Brining Brings the Rays Once Again – the West Yorkshire Playhouse’s Sunshine on Leith
Having also directed the original production of Sunshine on Leith whilst at Dundee Rep, I suppose West Yorkshire Playhouse artistic director James Brining had a slight head start as he began work on this new staging of the much-loved jukebox musical. It thus seemed a relatively safe choice to maintain the theatre’s excellent reputation for orchestrating high quality in-house productions.
In line with its Edinburgh setting, the show, written by Stephen Greenhorn, entwines the music of Scottish duo The Proclaimers within a plot in which the Henshaw household come face-to-face with a multitude of relatable, domestic hurdles. As in the hit motion picture for which the musical is arguably better known, distinguished tracks such as Over and Done With and I’m Gonna Be are just a couple of those to feature.
From beginning to end, there are a plethora of praiseworthy elements. The show, for starters, moves swiftly from scene to scene, enabling the audience’s focus to be easily retained. Additionally meritorious, Brining’s decision to place wooden tables at the edge of the stage to enable the front row to feel as though they are too a part of the pub and party scenes. I greatly admired how the musicians are often positioned away from their designated area and instead between the actors, offering the performance a sense of unity.
So sorry we can’t be there tonight. Our very best wishes to James, all the cast and everyone at WYP involved in Sunshine On Leith. We are absolutely delighted that the show has been relaunched with such an exciting and talented team and we look forward to seeing the show soon
— The_Proclaimers (@The_Proclaimers) April 26, 2018
It’s a shame, however, that, during some numbers, the cast’s diction is quite substandard to the extent I repeatedly struggled to comprehend certain lyrics. Parts of the design are questionable as well with some elements giving a false impression of what’s to come. The use of strobe lights at the start, for example, whilst a thrilling spectacle, seem considerably out of kilter with the rest of the show’s light-hearted nature.

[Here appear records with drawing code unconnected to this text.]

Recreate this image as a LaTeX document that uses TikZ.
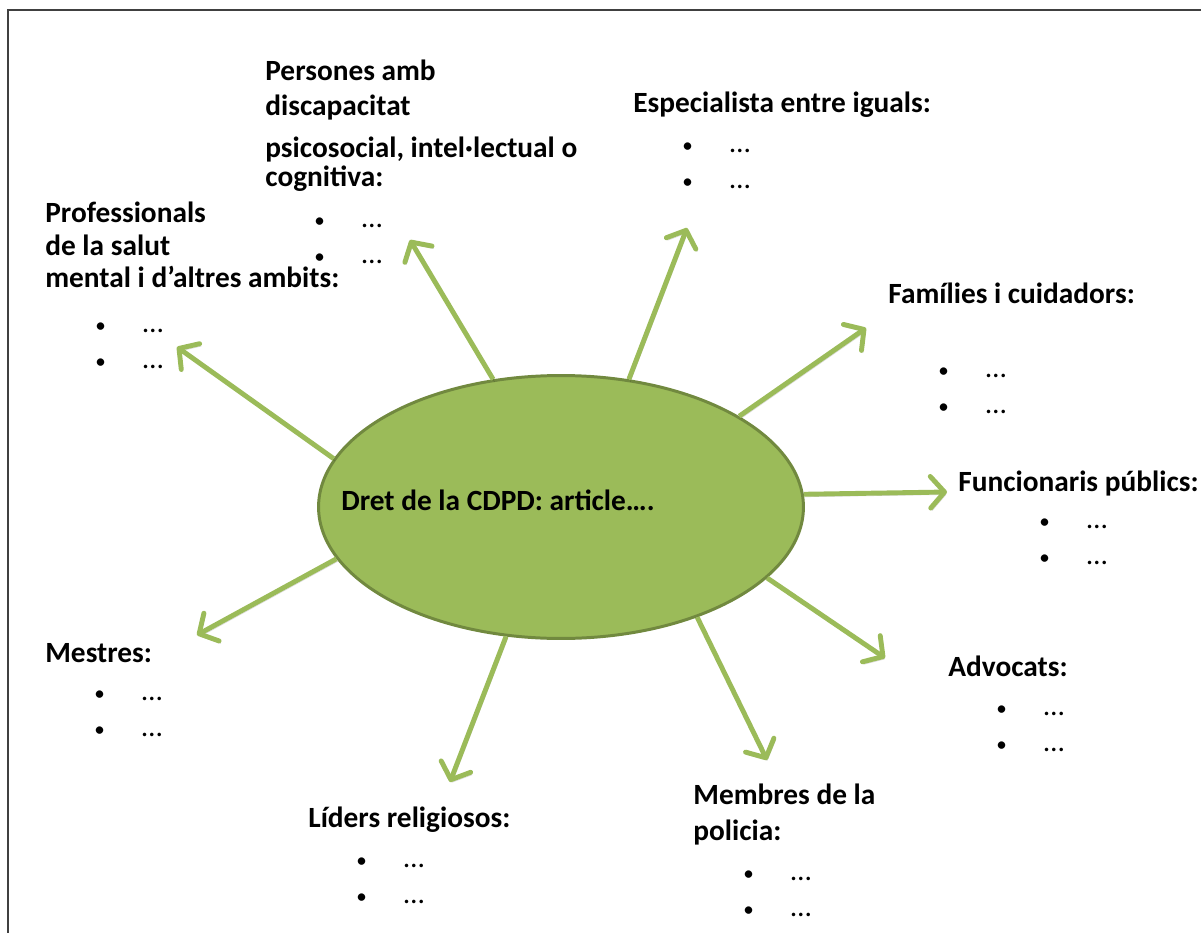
\documentclass[tikz,border=0pt]{standalone}
\usepackage{fontspec}
\setmainfont{Carlito}
\usetikzlibrary{shapes,arrows.meta,positioning,calc}
\definecolor{cdpdgreen}{RGB}{155,187,89}
\definecolor{cdpdolive}{RGB}{113,137,63}
\newcommand{\dotmark}{\makebox[27pt][l]{\fontsize{12}{12}\selectfont\textbullet}}
\newcommand{\dotpair}{\strut\dotmark\ldots\\\dotmark\ldots}

\begin{document}
\begin{tikzpicture}[x=0.02cm, y=-0.02cm,
    grouptitle/.style={inner sep=0pt, align=left, font=\bfseries\fontsize{16.7}{18.7}\selectfont},
    items/.style={inner sep=0pt, anchor=north west, align=left, font=\fontsize{16.7}{20.4}\selectfont},
    spoke/.style={cdpdgreen, line width=2.8pt, -{Straight Barb[length=8pt, width=18pt, line cap=round, line join=round]},
        preaction={draw=black, opacity=0.15, transform canvas={shift={(0.8pt,-1.4pt)}}}}]
    \useasboundingbox (0,0) rectangle (1201,933);
    \draw[black!75, line width=0.9pt] (8,933) -- (8,10) -- (1201,10);

    % Centre
    \node[ellipse, draw=cdpdolive, fill=cdpdgreen, line width=1.7pt, minimum width=9.7cm, minimum height=5.26cm, inner sep=0pt] (dret) at (561,507) {};
    \node[grouptitle, anchor=base west] (dretText) at (341,510) {Dret de la CDPD: article….};

    % Arrow ends
    \coordinate (profTip) at (177,347);
    \coordinate (perTip) at (410,240);
    \coordinate (espTip) at (687,228);
    \coordinate (famTip) at (866,328);
    \coordinate (funTip) at (947,492);
    \coordinate (advTip) at (885,658);
    \coordinate (memTip) at (767,760);
    \coordinate (lidTip) at (450,782);
    \coordinate (mesTip) at (197,635);

    \draw[spoke] (dret.168.5) -- (profTip);
    \draw[spoke] (dret.118.4) -- (perTip);
    \draw[spoke] (dret.62.2) -- (espTip);
    \draw[spoke] (dret.27.4) -- (famTip);
    \draw[spoke] (dret.3.5) -- (funTip);
    \draw[spoke] (dret.-19.6) -- (advTip);
    \draw[spoke] (dret.-39) -- (memTip);
    \draw[spoke] (dret.-113.4) -- (lidTip);
    \draw[spoke] (dret.-167.8) -- (mesTip);

    % Professionals
    \node[grouptitle, anchor=north west] (profTitle) at (45,198.9) {\strut Professionals\\de la salut\\mental i d’altres ambits:};
    \node[items] (profItems) at (95,306.8) {\dotpair};

    % Persones amb discapacitat
    \node[grouptitle, anchor=north west] (perTitle) at (265,56.9) {\strut Persones amb\\[1.1pt]discapacitat\\[5.7pt]psicosocial, intel·lectual o\\[-2.3pt]cognitiva:};
    \node[items] (perItems) at (314,201.8) {\dotpair};

    % Especialista
    \node[grouptitle, anchor=base west] (espTitle) at (633,112) {Especialista entre iguals:};
    \node[items] (espItems) at (682,126.8) {\dotpair};

    % Families
    \node[grouptitle, anchor=base west] (famTitle) at (888,303) {Famílies i cuidadors:};
    \node[items] (famItems) at (938,351.8) {\dotpair};

    % Funcionaris
    \node[grouptitle, anchor=base west] (funTitle) at (958,491) {Funcionaris públics:};
    \node[items] (funItems) at (1039,502.8) {\dotpair};

    % Advocats
    \node[grouptitle, anchor=base west] (advTitle) at (948,676) {Advocats:};
    \node[items] (advItems) at (996,689.8) {\dotpair};

    % Policia
    \node[grouptitle, anchor=north west] (memTitle) at (693,780.9) {\strut Membres de la\\[1.7pt]policia:};
    \node[items] (memItems) at (743,854.8) {\dotpair};

    % Lideres
    \node[grouptitle, anchor=base west] (lidTitle) at (308,827) {Líders religiosos:};
    \node[items] (lidItems) at (356,841.8) {\dotpair};

    % Mestres
    \node[grouptitle, anchor=base west] (mesTitle) at (45,662) {Mestres:};
    \node[items] (mesItems) at (94,674.8) {\dotpair};
\end{tikzpicture}
\end{document}
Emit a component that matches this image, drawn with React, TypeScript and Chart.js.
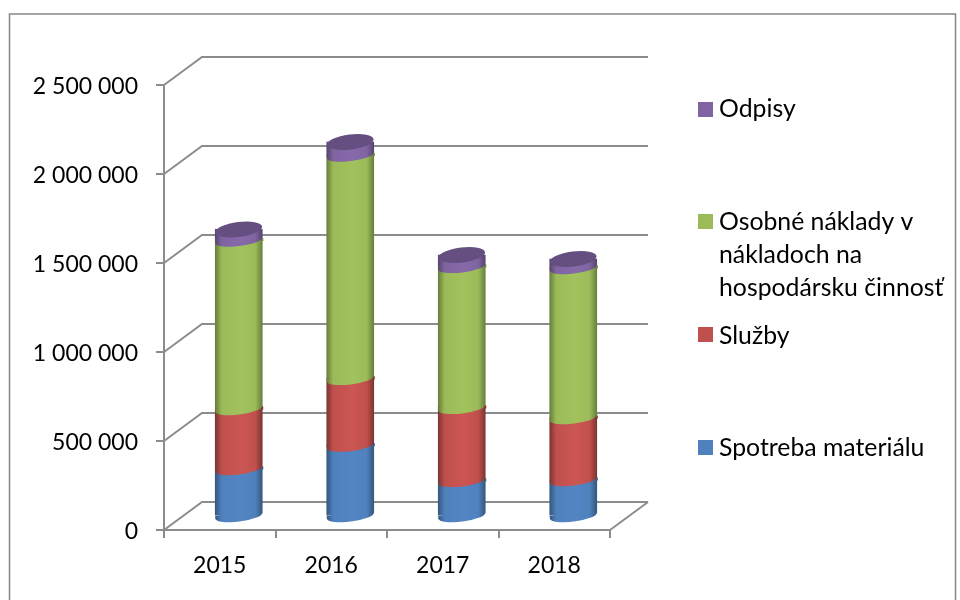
import React, { useEffect, useRef } from "react";
import { Chart, registerables } from "chart.js";

Chart.register(...registerables);

const categories = ["2015", "2016", "2017", "2018"];
const spotreba = [264000, 395000, 197000, 202000];
const sluzby = [337000, 375000, 410000, 348000];
const osobne = [946000, 1255000, 792000, 843000];
const odpisy = [63000, 76000, 67000, 51000];

const seriesLabels = ["Spotreba materiálu", "Služby", "Osobné náklady v nákladoch na hospodársku činnosť", "Odpisy"];
const baseColors = ["#4F81BD", "#C0504D", "#9BBB59", "#8064A2"];
const edgeColors = ["#35587F", "#7E3532", "#68803C", "#57446F"];
const midColors = ["#5285C3", "#CC5654", "#A2C25D", "#8569A9"];
const capColor = "#644F80";

const legendEntries = [
  { color: "#8064A2", box: 102, lines: [["Odpisy", 109]] },
  { color: "#9BBB59", box: 214, lines: [["Osobné náklady v", 222], ["nákladoch na", 255], ["hospodársku činnosť", 288]] },
  { color: "#C0504D", box: 327, lines: [["Služby", 336]] },
  { color: "#4F81BD", box: 440, lines: [["Spotreba materiálu", 448]] },
];

const FONT = "Lato";
const FONT_SIZE = 23;
const LEGEND_FONT_SIZE = 24.8;
const GRID = "#8C8C8C";
const DEPTH_X = 38;
const DEPTH_Y = -28;
const BAR_DX = 19;
const BAR_DY = -14;
const BAR_W = 47;
const RX = 23.5;
const RY = 5.5;
const CAP_RY = 7.5;
const TILT = (-7 * Math.PI) / 180;

function cylGradient(chart: any, index: number, s: number) {
  const sc = chart.scales.x;
  const cx = sc ? sc.getPixelForValue(index) : NaN;
  if (!isFinite(cx)) return baseColors[s];
  const g = chart.ctx.createLinearGradient(cx - RX, 0, cx + RX, 0);
  g.addColorStop(0, edgeColors[s]);
  g.addColorStop(0.14, baseColors[s]);
  g.addColorStop(0.55, midColors[s]);
  g.addColorStop(0.85, baseColors[s]);
  g.addColorStop(1, edgeColors[s]);
  return g;
}

const cylinderPlugin = {
  id: "cylinder3d",
  beforeDraw(chart: any) {
    const { ctx } = chart;
    ctx.save();
    ctx.strokeStyle = "#868686";
    ctx.lineWidth = 1.5;
    ctx.strokeRect(9.5, 14, 946, 620);
    ctx.restore();
  },
  beforeDatasetsDraw(chart: any) {
    const { ctx, chartArea, scales } = chart;
    ctx.save();
    ctx.strokeStyle = GRID;
    ctx.lineWidth = 2;
    for (const t of scales.y.ticks) {
      const y = scales.y.getPixelForValue(t.value);
      ctx.beginPath();
      ctx.moveTo(chartArea.left, y);
      ctx.lineTo(chartArea.left + DEPTH_X, y + DEPTH_Y);
      ctx.lineTo(chartArea.right + DEPTH_X, y + DEPTH_Y);
      ctx.stroke();
    }
    ctx.beginPath();
    ctx.moveTo(chartArea.right, chartArea.bottom);
    ctx.lineTo(chartArea.right + DEPTH_X, chartArea.bottom + DEPTH_Y);
    ctx.stroke();
    ctx.restore();
  },
  beforeDatasetDraw(chart: any) {
    chart.ctx.save();
    chart.ctx.translate(BAR_DX, BAR_DY);
  },
  afterDatasetDraw(chart: any) {
    chart.ctx.restore();
  },
  afterDatasetsDraw(chart: any) {
    const { ctx, scales } = chart;
    ctx.save();
    ctx.translate(BAR_DX, BAR_DY);
    const n = chart.data.datasets.length;
    const step = ((RX * RX - RY * RY) * Math.abs(Math.sin(TILT) * Math.cos(TILT))) / RX;
    categories.forEach((_, i) => {
      const cx = scales.x.getPixelForValue(i);
      let cum = 0;
      for (let s = 0; s < n; s++) {
        const y = scales.y.getPixelForValue(cum);
        // The ellipse is tilted: its right end sits above the bar's flat end
        // and its left end below it, so both corners need squaring off.
        ctx.fillStyle = s === 0 ? "#FFFFFF" : cylGradient(chart, i, s - 1);
        ctx.fillRect(cx + RX - 9, y - step, 10, step + 0.5);
        ctx.fillStyle = cylGradient(chart, i, s);
        ctx.fillRect(cx - RX, y - 0.5, 9, step + 0.5);
        ctx.beginPath();
        ctx.ellipse(cx, y, RX, RY, TILT, 0, Math.PI * 2);
        ctx.fill();
        cum += chart.data.datasets[s].data[i];
      }
      const top = scales.y.getPixelForValue(cum);
      ctx.fillStyle = capColor;
      ctx.beginPath();
      ctx.ellipse(cx, top, RX, CAP_RY, TILT, 0, Math.PI * 2);
      ctx.fill();
    });
    ctx.restore();
  },
  afterDraw(chart: any) {
    const { ctx } = chart;
    ctx.save();
    ctx.font = `${LEGEND_FONT_SIZE}px ${FONT}`;
    ctx.textBaseline = "middle";
    ctx.textAlign = "left";
    for (const e of legendEntries) {
      ctx.fillStyle = e.color;
      ctx.fillRect(698, e.box, 15, 15);
      ctx.fillStyle = "#000000";
      for (const [text, y] of e.lines as [string, number][]) {
        ctx.fillText(text, 719, y);
      }
    }
    ctx.restore();
  },
};

export default function App() {
  const ref = useRef<HTMLCanvasElement>(null);
  useEffect(() => {
    const series = [spotreba, sluzby, osobne, odpisy];
    const chart = new Chart(ref.current as HTMLCanvasElement, {
      type: "bar",
      data: {
        labels: categories,
        datasets: series.map((data, s) => ({
          label: seriesLabels[s],
          data,
          barThickness: BAR_W,
          clip: false as any,
          backgroundColor: (c: any) => cylGradient(c.chart, c.dataIndex, s),
          borderWidth: 0,
        })),
      },
      options: {
        animation: false,
        responsive: false,
        layout: { padding: { top: 85, right: 350, left: 0, bottom: 0 } },
        plugins: { legend: { display: false }, tooltip: { enabled: false } },
        scales: {
          x: {
            stacked: true,
            afterFit: (s: any) => { s.height = 70; },
            grid: { drawOnChartArea: false, drawTicks: true, tickLength: 8, color: GRID, lineWidth: 2 },
            border: { display: true, color: GRID, width: 2 },
            ticks: { color: "#000", padding: 14, font: { family: FONT, size: FONT_SIZE }, maxRotation: 0 },
          },
          y: {
            stacked: true,
            min: 0,
            max: 2500000,
            afterFit: (s: any) => { s.width = 164; },
            grid: { drawOnChartArea: false, drawTicks: true, tickLength: 8, color: GRID, lineWidth: 2 },
            border: { display: true, color: GRID, width: 2 },
            ticks: {
              stepSize: 500000,
              color: "#000",
              padding: 18,
              labelOffset: 1.5,
              font: { family: FONT, size: FONT_SIZE },
              callback: (v: any) => String(v).replace(/\B(?=(\d{3})+$)/g, " "),
            },
          },
        },
      },
      plugins: [cylinderPlugin],
    } as any);
    return () => chart.destroy();
  }, []);
  return (
    <div style={{ position: "fixed", left: 0, top: 0, width: 960, height: 600, background: "#fff" }}>
      <canvas ref={ref} width={960} height={600} style={{ display: "block" }} />
    </div>
  );
}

Of the actors, Phil McKee’s characterisation of the family’s father, Rab, is meticulous. For the majority, McKee maintains the role of the stereotypical alpha male: one which is dogmatic, resolute and self-assured. When Rab finds himself in difficulty, comparatively, McKee brings to light the character’s more compassionate side. Hilary Maclean, who herself was born in the Scottish capital, also delivers a wonderful performance as the outgoing Jean with her execution of the timeless title song one of the show’s highlights.
I, conversely, was somewhat disappointed with Steven Miller’s take on returning serviceman Davy. Despite succeeding in creating a character of great likability, I found Miller’s physicality, sometimes too pervasive, which, in turn, detracted from some of the character’s dialogue.
Even though this is a show which is by no means perfect, its failings are few and far between, and, in many cases, would’ve been impossible for Brining to control. The chances of it making anybody any more inclined to walk 500 miles are slim, but what this production will probably do is raise its audiences to their feet for the rest of its run.
Sunshine on Leith ran at the West Yorkshire Playhouse until 19th May before touring.